Tucked away in a converted underground car park a few minutes from London Bridge is The Bunker, London’s newest (and quite possibly coolest) off-West End theatre. Its inaugural season continues with Muted, a new British musical that’s been several years in the making.
Written by Sarah Henley, with music and lyrics by Tim Prottey-Jones and Tori Allen-Martin, Muted is the story of Michael (David Leopold), a promising young musician rendered mute by the death of his mother (Helen Hobson) in a hit and run accident. Now cared for by his reluctant uncle (Mark Hawkins), he hasn’t seen any of his old friends for years – until his ex-girlfriend Lauren (Tori Allen-Martin), now in a relationship with his best friend Jake (Jos Slovick), comes to visit… and it becomes clear Michael isn’t the only one struggling to say what’s on his mind.

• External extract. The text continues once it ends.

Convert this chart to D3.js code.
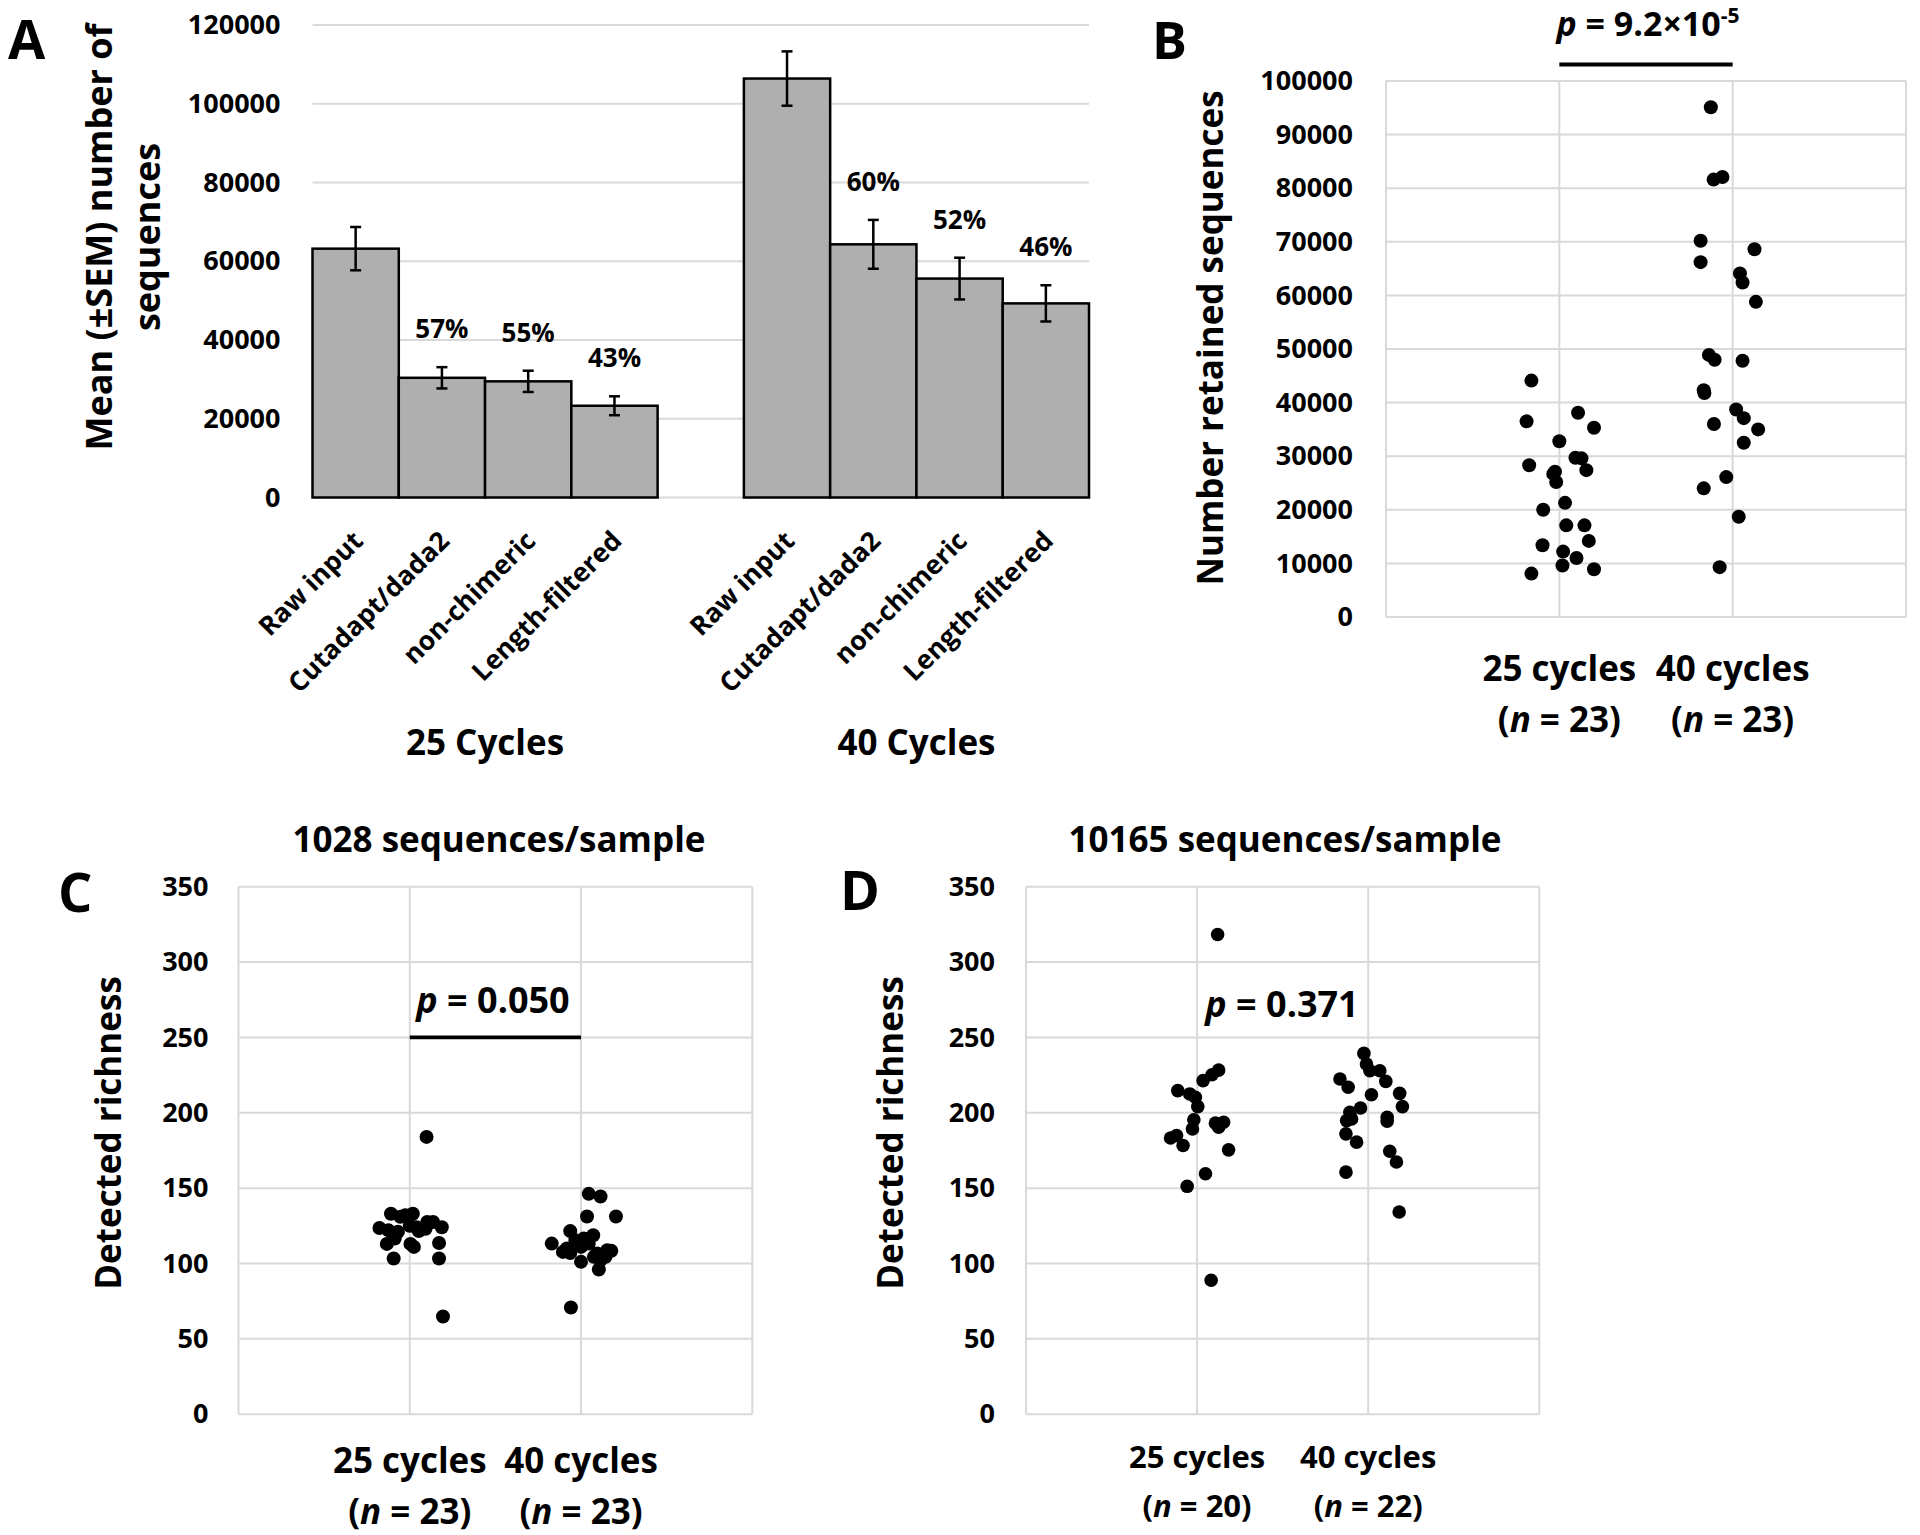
<!DOCTYPE html>
<html><head><meta charset="utf-8">
<script src="https://cdn.jsdelivr.net/npm/d3@7"></script>
<style>
body{margin:0;background:#fff}
svg{display:block}
text{font-family:"Open Sans",sans-serif;font-weight:700;fill:#000}
</style>
</head><body>
<svg id="c" width="1920" height="1535"></svg>
<script>
// ---------- DATA ----------
// Panel A
const stepLabels = ["Raw input", "Cutadapt/dada2", "non-chimeric", "Length-filtered"];
const groupLabels = ["25 Cycles", "40 Cycles"];
const mean25 = [63200, 30400, 29500, 23300];
const sem25  = [5500, 2700, 2700, 2400];
const mean40 = [106400, 64300, 55600, 49300];
const sem40  = [6900, 6200, 5300, 4600];
const pct25 = ["", "57%", "55%", "43%"];
const pct40 = ["", "60%", "52%", "46%"];
const ticksA = [0, 20000, 40000, 60000, 80000, 100000, 120000];

// Panel B : [x position (category 1 or 2 + jitter), retained sequences]
const b25 = [[0.839,44100],[0.811,36500],[1.108,38100],[1.200,35300],[1.000,32800],[0.826,28300],[1.093,29700],[1.128,29600],[1.156,27400],[0.965,26700],[0.975,27100],[0.982,25200],[1.033,21300],[0.907,20000],[1.040,17100],[1.145,17100],[1.170,14200],[0.903,13400],[1.022,12200],[1.099,11000],[1.018,9600],[1.200,8900],[0.839,8100]];
const b40 = [[1.874,95100],[1.890,81600],[1.941,82100],[1.815,70200],[2.126,68600],[1.815,66200],[2.042,64100],[2.057,62400],[2.134,58800],[1.863,48900],[1.896,48000],[2.057,47800],[1.833,42300],[1.837,41800],[2.020,38700],[2.064,37100],[1.892,36000],[2.147,35000],[2.064,32500],[1.963,26100],[1.833,24000],[2.035,18700],[1.925,9300]];
const ticksB = [0,10000,20000,30000,40000,50000,60000,70000,80000,90000,100000];

// Panel C : detected richness at 1028 sequences/sample
const c25 = [[1.098,184],[0.890,133],[0.974,132],[1.018,133],[0.823,123.5],[0.876,122],[0.931,121],[1.039,124],[1.092,123],[1.136,127.5],[1.187,124],[0.866,113],[1.024,111],[1.171,113.6],[0.906,103.3],[1.171,103.3],[1.194,64.8],[0.945,131],[1.000,125],[1.053,121.5],[0.912,116.5],[1.102,127.5],[1.004,113]];
const c40 = [[2.045,146.2],[2.114,144.4],[2.035,131.2],[2.204,131.2],[1.937,121.5],[2.071,118.7],[1.829,113.2],[1.894,107.7],[1.937,107],[2.000,111],[1.967,115.4],[2.045,113.2],[2.000,101.1],[2.094,106.6],[2.153,108.8],[2.177,108.4],[2.114,102.2],[2.104,96],[1.941,70.8],[2.075,104.4],[2.143,104.4],[2.016,116.5],[1.917,109.9]];

// Panel D : detected richness at 10165 sequences/sample
const d25 = [[1.120,318.3],[1.126,228.3],[1.087,225.2],[1.035,221.3],[0.887,214.7],[0.957,212.5],[0.990,210.3],[1.004,204.1],[0.981,195.3],[0.973,189.3],[1.107,193.1],[1.155,193.7],[0.845,183.3],[0.880,184.9],[0.918,178.3],[1.184,175.4],[1.049,159.5],[0.942,151.2],[1.082,88.9],[1.126,190.4]];
const d40 = [[1.975,239.4],[1.990,232.3],[2.010,227.9],[2.068,227.9],[2.103,220.8],[1.835,222.4],[1.883,216.9],[2.184,212.9],[2.200,204.1],[2.019,212.0],[1.955,203.2],[1.893,200.3],[1.874,194.8],[1.903,195.9],[2.111,197.0],[2.111,194.4],[1.870,186.0],[1.932,180.5],[2.126,174.5],[2.165,167.3],[1.870,160.6],[2.181,134.2]];
const ticksCD = [0,50,100,150,200,250,300,350];

const scatterCats = ["25 cycles", "40 cycles"];
const nB = [23, 23], nC = [23, 23], nD = [20, 22];

// ---------- DRAWING ----------
const svg = d3.select("#c");
const GRID = "#d9d9d9";

function styleAxis(g, size) {
  g.select(".domain").remove();
  g.selectAll(".tick line").remove();
  g.attr("font-family", null).attr("font-size", null);
  g.selectAll("text").style("font-size", size + "px").attr("fill", "#000");
}

// ===== Panel A =====
const slots = ["a0","a1","a2","a3","gap","b0","b1","b2","b3"];
const xA = d3.scaleBand().domain(slots).range([312.5, 1089]).padding(0);
const yA = d3.scaleLinear().domain([0, 120000]).range([497.5, 25]);
const gA = svg.append("g");

gA.selectAll("line.grid").data(ticksA).join("line")
  .attr("x1", xA.range()[0]).attr("x2", xA.range()[1])
  .attr("y1", d => yA(d)).attr("y2", d => yA(d))
  .attr("stroke", GRID).attr("stroke-width", 2);

const barsA = [];
stepLabels.forEach((s, i) => {
  barsA.push({slot: "a" + i, m: mean25[i], e: sem25[i], p: pct25[i], lab: s});
  barsA.push({slot: "b" + i, m: mean40[i], e: sem40[i], p: pct40[i], lab: s});
});

gA.selectAll("rect.bar").data(barsA).join("rect")
  .attr("x", d => xA(d.slot)).attr("width", xA.bandwidth())
  .attr("y", d => yA(d.m)).attr("height", d => yA(0) - yA(d.m))
  .attr("fill", "#afafaf").attr("stroke", "#000").attr("stroke-width", 2.5);

const eb = gA.selectAll("g.eb").data(barsA).join("g")
  .attr("transform", d => `translate(${xA(d.slot) + xA.bandwidth() / 2},0)`);
eb.append("line").attr("y1", d => yA(d.m - d.e)).attr("y2", d => yA(d.m + d.e))
  .attr("stroke", "#000").attr("stroke-width", 2.5);
eb.append("line").attr("x1", -5.5).attr("x2", 5.5).attr("y1", d => yA(d.m + d.e)).attr("y2", d => yA(d.m + d.e))
  .attr("stroke", "#000").attr("stroke-width", 2.5);
eb.append("line").attr("x1", -5.5).attr("x2", 5.5).attr("y1", d => yA(d.m - d.e)).attr("y2", d => yA(d.m - d.e))
  .attr("stroke", "#000").attr("stroke-width", 2.5);
eb.append("text").text(d => d.p)
  .attr("y", d => yA(d.m + d.e) - 29).attr("text-anchor", "middle")
  .style("font-size", "26px");

// rotated category labels
gA.selectAll("text.cat").data(barsA).join("text")
  .text(d => d.lab).attr("text-anchor", "end").style("font-size", "26.5px")
  .attr("transform", d => `translate(${xA(d.slot) + xA.bandwidth() / 2 + 9},${yA(0) + 45}) rotate(-45)`);

// group labels
[["a0","a3"],["b0","b3"]].forEach((p, i) => {
  const cx = (xA(p[0]) + xA(p[1]) + xA.bandwidth()) / 2;
  gA.append("text").text(groupLabels[i]).attr("x", cx).attr("y", 755)
    .attr("text-anchor", "middle").style("font-size", "35px");
});

const axA = gA.append("g").attr("transform", `translate(${xA.range()[0]},0)`)
  .call(d3.axisLeft(yA).tickValues(ticksA).tickFormat(d3.format("d")).tickSize(0).tickPadding(32));
styleAxis(axA, 27);

gA.append("text").attr("transform", "translate(112,237) rotate(-90)").attr("text-anchor", "middle")
  .style("font-size", "36px").text("Mean (±SEM) number of");
gA.append("text").attr("transform", "translate(160,237) rotate(-90)").attr("text-anchor", "middle")
  .style("font-size", "36px").text("sequences");
svg.append("text").attr("x", 8).attr("y", 59).style("font-size", "54px").text("A");

// ===== Scatter panels =====
function scatterPanel(o) {
  const g = svg.append("g");
  const x = d3.scaleLinear().domain([0, 3]).range(o.xr);
  const y = d3.scaleLinear().domain([0, o.ticks[o.ticks.length - 1]]).range(o.yr);
  g.selectAll("line.h").data(o.ticks).join("line")
    .attr("x1", o.xr[0]).attr("x2", o.xr[1]).attr("y1", d => y(d)).attr("y2", d => y(d))
    .attr("stroke", GRID).attr("stroke-width", 2);
  g.selectAll("line.v").data([0, 1, 2, 3]).join("line")
    .attr("x1", d => x(d)).attr("x2", d => x(d)).attr("y1", o.yr[0]).attr("y2", o.yr[1])
    .attr("stroke", GRID).attr("stroke-width", 2);
  const ax = g.append("g").attr("transform", `translate(${o.xr[0]},0)`)
    .call(d3.axisLeft(y).tickValues(o.ticks).tickFormat(d3.format("d")).tickSize(0).tickPadding(o.pad));
  styleAxis(ax, 27);
  g.selectAll("circle").data(o.pts).join("circle")
    .attr("cx", d => x(d[0])).attr("cy", d => y(d[1])).attr("r", o.r).attr("fill", "#000");
  // axis title
  g.append("text").attr("transform", `translate(${o.ylx},${o.yly}) rotate(-90)`)
    .attr("text-anchor", "middle").style("font-size", "35px").text(o.ylabel);
  // category labels
  scatterCats.forEach((c, i) => {
    g.append("text").attr("x", x(i + 1)).attr("y", o.cy1).attr("text-anchor", "middle")
      .style("font-size", o.cfs + "px").text(c);
    const t = g.append("text").attr("x", x(i + 1)).attr("y", o.cy2).attr("text-anchor", "middle")
      .style("font-size", o.cfs + "px");
    t.append("tspan").text("(");
    t.append("tspan").style("font-style", "italic").text("n");
    t.append("tspan").text(" = " + o.n[i] + ")");
  });
  if (o.title) {
    g.append("text").attr("x", o.titleX).attr("y", 852).attr("text-anchor", "middle")
      .style("font-size", "35px").text(o.title);
  }
  svg.append("text").attr("x", o.letter[1]).attr("y", o.letter[2])
    .style("font-size", o.letter[3] + "px").text(o.letter[0]);
  return {g, x, y};
}

// Panel B
const pB = scatterPanel({xr: [1386, 1906], yr: [617, 81], ticks: ticksB, pad: 33, pts: b25.concat(b40), r: 7,
  ylabel: "Number retained sequences", ylx: 1223, yly: 338, cy1: 681, cy2: 732, cfs: 35, n: nB,
  letter: ["B", 1152, 59, 52]});
pB.g.append("line").attr("x1", pB.x(1)).attr("x2", pB.x(2)).attr("y1", 64.5).attr("y2", 64.5)
  .attr("stroke", "#000").attr("stroke-width", 4);
{
  const t = pB.g.append("text").attr("x", 1648).attr("y", 36).attr("text-anchor", "middle").style("font-size", "34px");
  t.append("tspan").style("font-style", "italic").text("p");
  t.append("tspan").text(" = 9.2×10");
  t.append("tspan").attr("dy", -13).style("font-size", "21px").text("-5");
}

// Panel C
const pC = scatterPanel({xr: [238.5, 752.3], yr: [1414.2, 886.7], ticks: ticksCD, pad: 30, pts: c25.concat(c40), r: 7,
  ylabel: "Detected richness", ylx: 121, yly: 1133, cy1: 1473, cy2: 1524, cfs: 35, n: nC,
  title: "1028 sequences/sample", titleX: 499, letter: ["C", 58, 912, 54]});
pC.g.append("line").attr("x1", pC.x(1)).attr("x2", pC.x(2)).attr("y1", pC.y(250)).attr("y2", pC.y(250))
  .attr("stroke", "#000").attr("stroke-width", 3.8);
{
  const t = pC.g.append("text").attr("x", 493).attr("y", 1013).attr("text-anchor", "middle").style("font-size", "36px");
  t.append("tspan").style("font-style", "italic").text("p");
  t.append("tspan").text(" = 0.050");
}

// Panel D
const pD = scatterPanel({xr: [1026, 1539.3], yr: [1414.2, 886.7], ticks: ticksCD, pad: 31, pts: d25.concat(d40), r: 6.8,
  ylabel: "Detected richness", ylx: 903, yly: 1133, cy1: 1468, cy2: 1517, cfs: 31, n: nD,
  title: "10165 sequences/sample", titleX: 1285, letter: ["D", 840, 910, 54]});
{
  const t = pD.g.append("text").attr("x", 1282).attr("y", 1017).attr("text-anchor", "middle").style("font-size", "36px");
  t.append("tspan").style("font-style", "italic").text("p");
  t.append("tspan").text(" = 0.371");
}
</script>
</body></html>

The show was initially called After the Turn, but Muted feels like a more appropriate title – not only because of the subject matter but because it accurately sums up the musical itself. There are no big show-stopping song and dance numbers here; Muted is a quiet, reflective piece about the different ways we cope with loss, and the music is similarly gentle in tone, allowing the characters – most notably teenage Michael (Edd Campbell Bird), who speaks for his older self – to express what they can’t say in any other way. It’s music that makes an impression without needing to be catchy or toe-tapping, and left me wanting to listen to it all over again.
The story too is a bit of a slow-burner, with Act 1 focusing very much on establishing the back story, relationships and motivations of the characters, before the pace picks up in Act 2 and events begin to spiral out of control. The finale is undeniably beautiful, although it feels rather abrupt – everything falls suddenly into place in a conclusion that’s a bit too neat, especially after such a lengthy build-up.
In a uniformly strong cast, David Leopold is perfect as the damaged Michael. Unable to make a sound, he speaks volumes with his face and body language, expressing his vulnerability and frustration with a twitchy intensity and haunted gaze. His relationship with teenage Michael, played by Edd Campbell Bird, is particularly moving; radiating energy and assurance, the younger man acts simultaneously as a friend and a constant reminder of everything he’s lost. Equally flawless is Tori Allen-Martin as Lauren, who unlike Michael, talks too much – but beneath the chatter lies a young woman who’s just as fragile as her ex-boyfriend, and it’s not at all clear by the end of the story who needs whose help more.
Jamie Jackson’s production is quite abstract, leaving much open to interpretation. The set, designed by Sarah Beaton, is simple and stark: a square walkway surrounding a shallow pool of water, at the centre of which sits the island representing Michael’s bedroom. (There’s also a swing hanging from the ceiling, which gets a lot of use throughout the show, although its significance is never totally clear.) And many of the songs are accompanied by gestures from the actors that fall somewhere between interpretive dance and a kind of sign language, stripping the story back to its core emotions and producing some of the most visually striking moments in the whole show.
Muted is a powerful new musical that appeals to every emotion; it’s at times desperately sad, at others laugh out loud funny, and concludes on a note of cautious optimism. Though the show’s not yet perfect, it certainly has the potential to be – and even now, there’s no doubt it’s been well worth waiting for.
Muted is at The Bunker until 7th January.